Ms. *11, n. 1. Importantly, the Court rejected the old attorney-disqualification standard that required disqualification because "[l]awyers must avoid even the appearance of impropriety." The Court stated:

However, an "appearance-of-impropriety" test in assessing whether an attorney should be disqualified under the Alabama Rules of Professional Conduct simply is not the law of our state. See UBT's reply brief, pp. 10-11.

"Both the ABA's Model Rules of Professional Conduct and Alabama's Rules of Professional Conduct, however, have since deleted their provisions concerning the appearance of impropriety in favor of the more precise rules governing client confidences, conflicts of interest and other matters. Thus, disqualification of counsel in this district can no longer be grounded on an appearance of impropriety."

Wade v. Nationwide Mut. Fire Ins. Co., 225 F. Supp. 2d 1323, 1331 (S.D. Ala. 2002). Indeed, the commentary to Rule 1.10, Ala. R. Prof. Cond., which concerns imputed disqualification when attorneys move from one law firm to another, specifically notes that there are at least two problems

with the "rubric formerly used for dealing with vicarious disqualification[, i.e.,] the appearance of impropriety proscribed in Canon 9 of the ABA former Code of Professional Responsibility. First, the appearance of impropriety can be taken to include any new client-lawyer relationship that might make a former client feel anxious. If that meaning were adopted, disqualification would become little more than a question of subjective judgment by the former client. Second, since 'impropriety' is undefined, the term 'appearance of impropriety' is question-begging. It therefore has to be recognized that the problem of imputed disqualification cannot be properly resolved either by simple analogy to a lawyer practicing alone or by the very general concept of appearance of impropriety."
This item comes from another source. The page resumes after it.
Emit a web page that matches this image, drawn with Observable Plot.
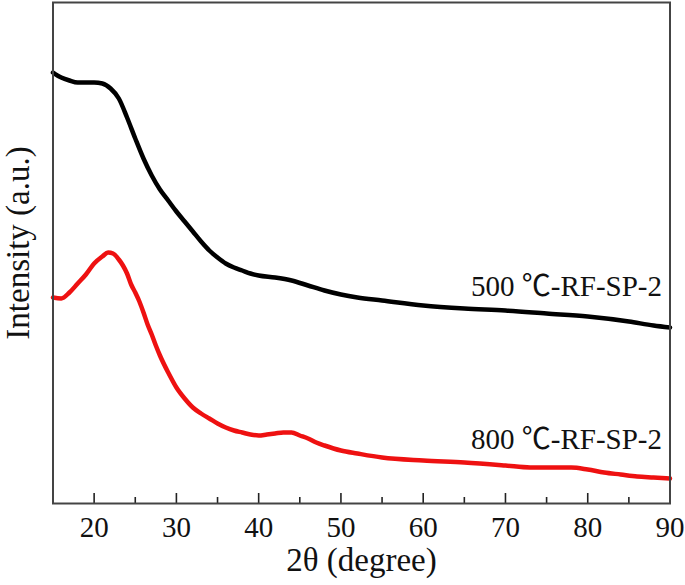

Comments to Rule 1.10 (as amended effective June 23, 2008), Ala. R. Prof. Cond. Because of these problems, the commentary counsels that "[a] rule based on a functional analysis is more appropriate for determining the question of vicarious disqualification." Id.

Ms. *18-19. Because a common sense review of the evidence did not substantiate the movant's contention of a Rule 1.11(a) violation, the petition for a writ of mandamus was granted and the trial court was directed to vacate its order requiring disqualification of the Huie firm.